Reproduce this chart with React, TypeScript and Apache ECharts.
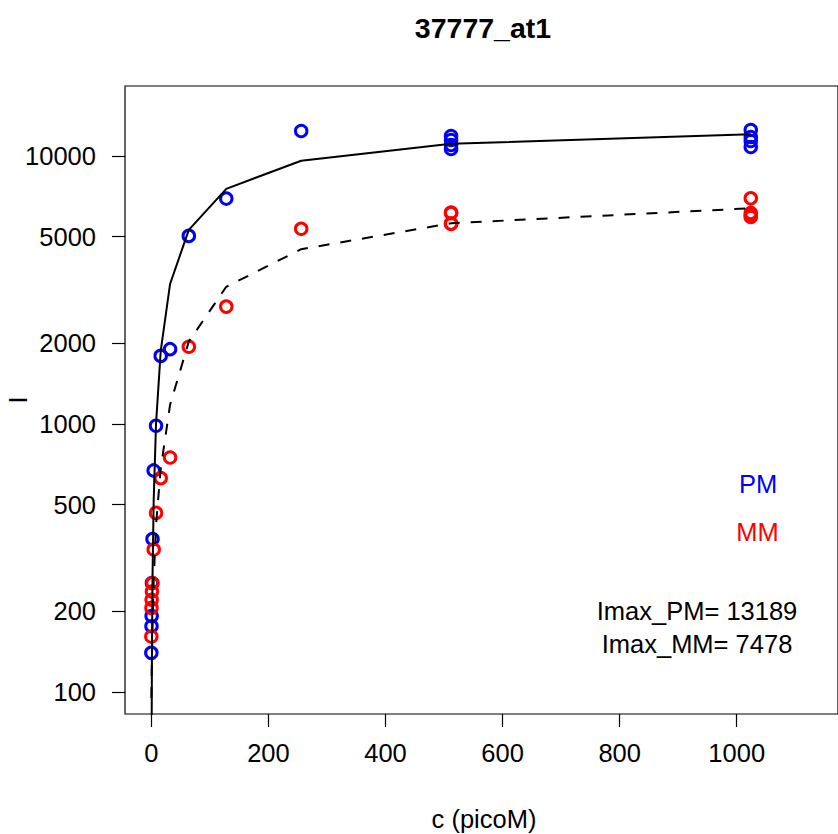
import React, { useEffect, useRef } from "react";
import * as echarts from "echarts";

// concentrations of the measured points
const conc = [0, 0.25, 0.5, 1, 2, 4, 8, 16, 32, 64, 128, 256, 512, 512, 512, 512, 1024, 1024, 1024, 1024];
// PM intensities (blue)
const pmValues = [140, 176, 192, 255, 372, 671, 985, 1795, 1902, 5033, 6934, 12395, 11875, 11473, 10990, 10619, 12502, 11771, 11374, 10803];
// MM intensities (red)
const mmValues = [161, 206, 221, 237, 255, 340, 466, 628, 750, 1942, 2741, 5348, 6150, 6120, 5600, 5580, 6950, 6130, 6000, 5920];

// fitted curves
const fitConc = [0, 0.25, 0.5, 1, 2, 4, 8, 16, 32, 64, 128, 256, 512, 1024];
const pmFit = [20, 40, 70, 135, 265, 520, 1000, 1870, 3330, 5300, 7540, 9600, 11100, 12050];
const mmFit = [95, 105, 115, 135, 175, 260, 420, 680, 1180, 2030, 3250, 4490, 5610, 6380];

const xTicks = [0, 200, 400, 600, 800, 1000];
const yTicks = [100, 200, 500, 1000, 2000, 5000, 10000];

const title = "37777_at1";
const xName = "c (picoM)";
const yName = "I";
const imaxPM = 13189;
const imaxMM = 7478;

const FONT = "'Liberation Sans', Arial, Helvetica, sans-serif";
const FS = 25.5;

export default function App() {
  const ref = useRef<HTMLDivElement>(null);
  useEffect(() => {
    if (!ref.current) return;
    const chart = echarts.init(ref.current, null, { renderer: "svg" });
    const lg = (v: number) => Math.log10(v);
    const pts = (cs: number[], vs: number[]) => cs.map((c, i) => [c, lg(vs[i])]);
    const gridLeft = 125, gridTop = 86, gridW = 721, gridH = 628;
    chart.setOption({
      animation: false,
      backgroundColor: "#ffffff",
      grid: {
        left: gridLeft,
        top: gridTop,
        width: gridW,
        height: gridH,
        show: true,
        borderColor: "#000",
        borderWidth: 1.2,
        backgroundColor: "transparent",
        containLabel: false,
      },
      xAxis: {
        type: "value",
        min: -45,
        max: 1173,
        axisLine: { show: false, onZero: false },
        splitLine: { show: false },
        axisTick: { show: true, inside: false, length: 13, customValues: xTicks, lineStyle: { color: "#000", width: 1.2 } },
        axisLabel: {
          customValues: xTicks,
          margin: 26,
          fontSize: FS,
          fontFamily: FONT,
          color: "#000",
          formatter: (v: number) => String(v),
        },
      },
      yAxis: {
        type: "value",
        min: lg(82.8),
        max: lg(18240),
        axisLine: { show: false, onZero: false },
        splitLine: { show: false },
        axisTick: { show: true, inside: false, length: 13, customValues: yTicks.map(lg), lineStyle: { color: "#000", width: 1.2 } },
        axisLabel: {
          customValues: yTicks.map(lg),
          margin: 29,
          fontSize: FS,
          fontFamily: FONT,
          color: "#000",
          formatter: (v: number) => String(Math.round(Math.pow(10, v))),
        },
      },
      series: [
        {
          type: "scatter",
          data: pts(conc, pmValues),
          symbol: "circle",
          symbolSize: 11.5,
          itemStyle: { color: "rgba(0,0,0,0)", borderColor: "#0000FF", borderWidth: 3, opacity: 1 },
          z: 2,
        },
        {
          type: "scatter",
          data: pts(conc, mmValues),
          symbol: "circle",
          symbolSize: 11.5,
          itemStyle: { color: "rgba(0,0,0,0)", borderColor: "#FF0000", borderWidth: 3, opacity: 1 },
          z: 2,
        },
        {
          type: "line",
          data: pts(fitConc, pmFit),
          showSymbol: false,
          symbol: "none",
          clip: true,
          lineStyle: { color: "#000", width: 2, type: "solid" },
          z: 3,
        },
        {
          type: "line",
          data: pts(fitConc, mmFit),
          showSymbol: false,
          symbol: "none",
          clip: true,
          lineStyle: { color: "#000", width: 2, type: [11, 11] },
          z: 3,
        },
      ],
      graphic: [
        {
          type: "text",
          x: 483,
          y: 28,
          style: { text: title, font: `bold 28.5px ${FONT}`, fill: "#000", textAlign: "center", textVerticalAlign: "middle" },
        },
        {
          type: "text",
          x: 484,
          y: 819,
          style: { text: xName, font: `${FS}px ${FONT}`, fill: "#000", textAlign: "center", textVerticalAlign: "middle" },
        },
        {
          type: "text",
          x: 18,
          y: 400,
          rotation: Math.PI / 2,
          style: { text: yName, font: `${FS}px ${FONT}`, fill: "#000", textAlign: "center", textVerticalAlign: "middle" },
        },
        {
          type: "text",
          x: 758,
          y: 484,
          style: { text: "PM", font: `${FS}px ${FONT}`, fill: "#0000FF", textAlign: "center", textVerticalAlign: "middle" },
        },
        {
          type: "text",
          x: 757.5,
          y: 532,
          style: { text: "MM", font: `${FS}px ${FONT}`, fill: "#FF0000", textAlign: "center", textVerticalAlign: "middle" },
        },
        {
          type: "text",
          x: 697,
          y: 611,
          style: { text: `Imax_PM= ${imaxPM}`, font: `${FS}px ${FONT}`, fill: "#000", textAlign: "center", textVerticalAlign: "middle" },
        },
        {
          type: "text",
          x: 697,
          y: 644,
          style: { text: `Imax_MM= ${imaxMM}`, font: `${FS}px ${FONT}`, fill: "#000", textAlign: "center", textVerticalAlign: "middle" },
        },
      ],
    });
    return () => chart.dispose();
  }, []);
  return (
    <div
      ref={ref}
      style={{ position: "fixed", left: 0, top: 0, width: 838, height: 834, background: "#fff" }}
    />
  );
}
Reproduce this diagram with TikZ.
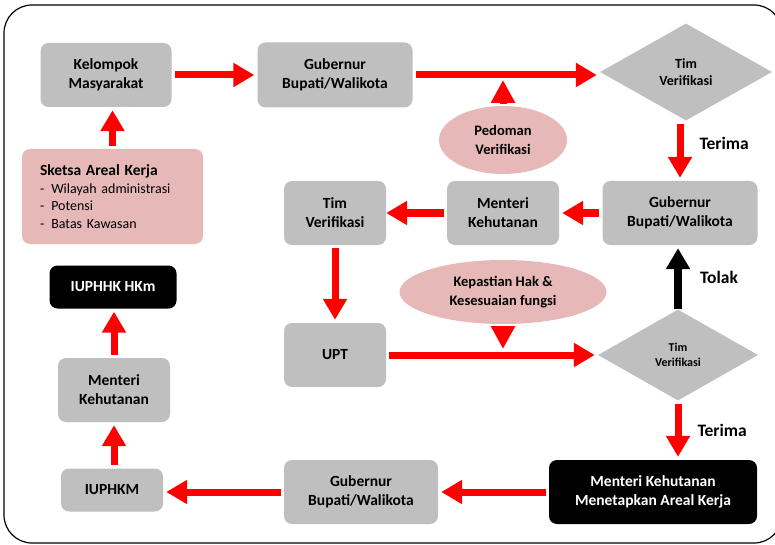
================================
• Your goal: Without the pictures, restate all of the entries above verbatim.

• Finished answer:
Reproduce this chart with React, TypeScript and Apache ECharts.
import React, { useEffect, useRef } from "react";
import * as echarts from "echarts";

// concentrations of the measured points
const conc = [0, 0.25, 0.5, 1, 2, 4, 8, 16, 32, 64, 128, 256, 512, 512, 512, 512, 1024, 1024, 1024, 1024];
// PM intensities (blue)
const pmValues = [140, 176, 192, 255, 372, 671, 985, 1795, 1902, 5033, 6934, 12395, 11875, 11473, 10990, 10619, 12502, 11771, 11374, 10803];
// MM intensities (red)
const mmValues = [161, 206, 221, 237, 255, 340, 466, 628, 750, 1942, 2741, 5348, 6150, 6120, 5600, 5580, 6950, 6130, 6000, 5920];

// fitted curves
const fitConc = [0, 0.25, 0.5, 1, 2, 4, 8, 16, 32, 64, 128, 256, 512, 1024];
const pmFit = [20, 40, 70, 135, 265, 520, 1000, 1870, 3330, 5300, 7540, 9600, 11100, 12050];
const mmFit = [95, 105, 115, 135, 175, 260, 420, 680, 1180, 2030, 3250, 4490, 5610, 6380];

const xTicks = [0, 200, 400, 600, 800, 1000];
const yTicks = [100, 200, 500, 1000, 2000, 5000, 10000];

const title = "37777_at1";
const xName = "c (picoM)";
const yName = "I";
const imaxPM = 13189;
const imaxMM = 7478;

const FONT = "'Liberation Sans', Arial, Helvetica, sans-serif";
const FS = 25.5;

export default function App() {
  const ref = useRef<HTMLDivElement>(null);
  useEffect(() => {
    if (!ref.current) return;
    const chart = echarts.init(ref.current, null, { renderer: "svg" });
    const lg = (v: number) => Math.log10(v);
    const pts = (cs: number[], vs: number[]) => cs.map((c, i) => [c, lg(vs[i])]);
    const gridLeft = 125, gridTop = 86, gridW = 721, gridH = 628;
    chart.setOption({
      animation: false,
      backgroundColor: "#ffffff",
      grid: {
        left: gridLeft,
        top: gridTop,
        width: gridW,
        height: gridH,
        show: true,
        borderColor: "#000",
        borderWidth: 1.2,
        backgroundColor: "transparent",
        containLabel: false,
      },
      xAxis: {
        type: "value",
        min: -45,
        max: 1173,
        axisLine: { show: false, onZero: false },
        splitLine: { show: false },
        axisTick: { show: true, inside: false, length: 13, customValues: xTicks, lineStyle: { color: "#000", width: 1.2 } },
        axisLabel: {
          customValues: xTicks,
          margin: 26,
          fontSize: FS,
          fontFamily: FONT,
          color: "#000",
          formatter: (v: number) => String(v),
        },
      },
      yAxis: {
        type: "value",
        min: lg(82.8),
        max: lg(18240),
        axisLine: { show: false, onZero: false },
        splitLine: { show: false },
        axisTick: { show: true, inside: false, length: 13, customValues: yTicks.map(lg), lineStyle: { color: "#000", width: 1.2 } },
        axisLabel: {
          customValues: yTicks.map(lg),
          margin: 29,
          fontSize: FS,
          fontFamily: FONT,
          color: "#000",
          formatter: (v: number) => String(Math.round(Math.pow(10, v))),
        },
      },
      series: [
        {
          type: "scatter",
          data: pts(conc, pmValues),
          symbol: "circle",
          symbolSize: 11.5,
          itemStyle: { color: "rgba(0,0,0,0)", borderColor: "#0000FF", borderWidth: 3, opacity: 1 },
          z: 2,
        },
        {
          type: "scatter",
          data: pts(conc, mmValues),
          symbol: "circle",
          symbolSize: 11.5,
          itemStyle: { color: "rgba(0,0,0,0)", borderColor: "#FF0000", borderWidth: 3, opacity: 1 },
          z: 2,
        },
        {
          type: "line",
          data: pts(fitConc, pmFit),
          showSymbol: false,
          symbol: "none",
          clip: true,
          lineStyle: { color: "#000", width: 2, type: "solid" },
          z: 3,
        },
        {
          type: "line",
          data: pts(fitConc, mmFit),
          showSymbol: false,
          symbol: "none",
          clip: true,
          lineStyle: { color: "#000", width: 2, type: [11, 11] },
          z: 3,
        },
      ],
      graphic: [
        {
          type: "text",
          x: 483,
          y: 28,
          style: { text: title, font: `bold 28.5px ${FONT}`, fill: "#000", textAlign: "center", textVerticalAlign: "middle" },
        },
        {
          type: "text",
          x: 484,
          y: 819,
          style: { text: xName, font: `${FS}px ${FONT}`, fill: "#000", textAlign: "center", textVerticalAlign: "middle" },
        },
        {
          type: "text",
          x: 18,
          y: 400,
          rotation: Math.PI / 2,
          style: { text: yName, font: `${FS}px ${FONT}`, fill: "#000", textAlign: "center", textVerticalAlign: "middle" },
        },
        {
          type: "text",
          x: 758,
          y: 484,
          style: { text: "PM", font: `${FS}px ${FONT}`, fill: "#0000FF", textAlign: "center", textVerticalAlign: "middle" },
        },
        {
          type: "text",
          x: 757.5,
          y: 532,
          style: { text: "MM", font: `${FS}px ${FONT}`, fill: "#FF0000", textAlign: "center", textVerticalAlign: "middle" },
        },
        {
          type: "text",
          x: 697,
          y: 611,
          style: { text: `Imax_PM= ${imaxPM}`, font: `${FS}px ${FONT}`, fill: "#000", textAlign: "center", textVerticalAlign: "middle" },
        },
        {
          type: "text",
          x: 697,
          y: 644,
          style: { text: `Imax_MM= ${imaxMM}`, font: `${FS}px ${FONT}`, fill: "#000", textAlign: "center", textVerticalAlign: "middle" },
        },
      ],
    });
    return () => chart.dispose();
  }, []);
  return (
    <div
      ref={ref}
      style={{ position: "fixed", left: 0, top: 0, width: 838, height: 834, background: "#fff" }}
    />
  );
}
Reproduce this diagram with TikZ.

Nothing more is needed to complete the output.